1. Initiate our model parameters. In this case, we use Bernoulli to model our cluster areas, thus those parameters are mixing coefficient $\lambda$$P_{c_0}$, and $P_{c_1}$. In case we use Gaussian to model our cluster, those parameters should be mean and variance of each Gaussians, aslo the mixing coefficient.
2. After that, we can calculate weighting value (responsibility), in our case would be $w_{{c0}_i}$.
3. After we get weighting value $w_{{c0}_i}$, we can calculate new parameters $\lambda$$P_{c_0}$, and $P_{c_1}$ (again, if we use Gaussian to model cluster areas, those new parameters would be mean, variance of each Gaussians and the mixing coefficient).
4. And then this process keep repeated iteratively by doing step (2) and (3) until it converged. We will get the final parameter values of our cluster area models. In our case will be parameters $\lambda, P_{c_0}$ and $P_{c_0}$ that can be used by us to construct our two cluster areas. Each data belongs to cluster  whose joint probability value is the highest one. Voila!
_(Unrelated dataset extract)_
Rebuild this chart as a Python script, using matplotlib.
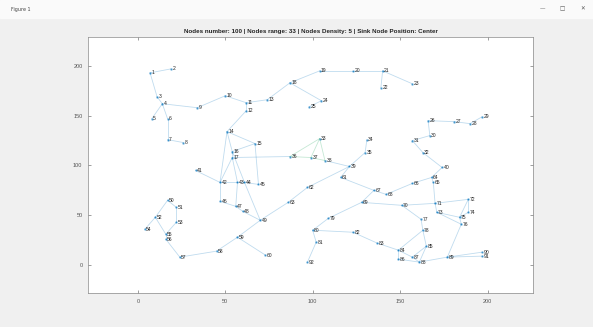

## Relation between EM method and k-means clustering

From discussion above, we already know that EM is constructed using mixture of distribution model, such as BMM (Bernoulli Mixture Model) and GMM (Gaussian Mixture Model). Like we already mention above, k-means clustering is just special case of EM method, which is using GMM and hard clustering. Instead of calculating and giving weight/responsibility value to each data for each clusters, we will set weight/responsibility value to 1 for data input belonging to cluster whose mean value is the nearest to that data input, and set zero weight value for other clusters. And the are just same. Here are the steps summary for doing k-Means clustering.

1. Specify how many clusters, and initiate means for each clusters. Each cluster will have means that is same number with the given data input dimension.
2. Assign each data input into each cluster. Each data input belongs to cluster whose the mean is the nearest one.
3. After we do step (2), we will members in each clusters. Then, re-calculate the means of each there clusters.
4. Iterate step (2) and (3) until it converged. Converged in k-means is when the means of each clusters don’t change again in the next iteration compared to the previous one.

In k-means, the are some considerations:

1. We need to specify how many clusters we want to make, and we need to specify means of each clusters.
2. Different means initialization may give different final result clusters
3. It is possible that we will have zero member in certain cluster
4. k-means lacks robustness to outliers. Because k-means will treat with same weight for normal data and outliers data. Whereas, for EM method, it will treat with different weight, so, it is more robust to outliers.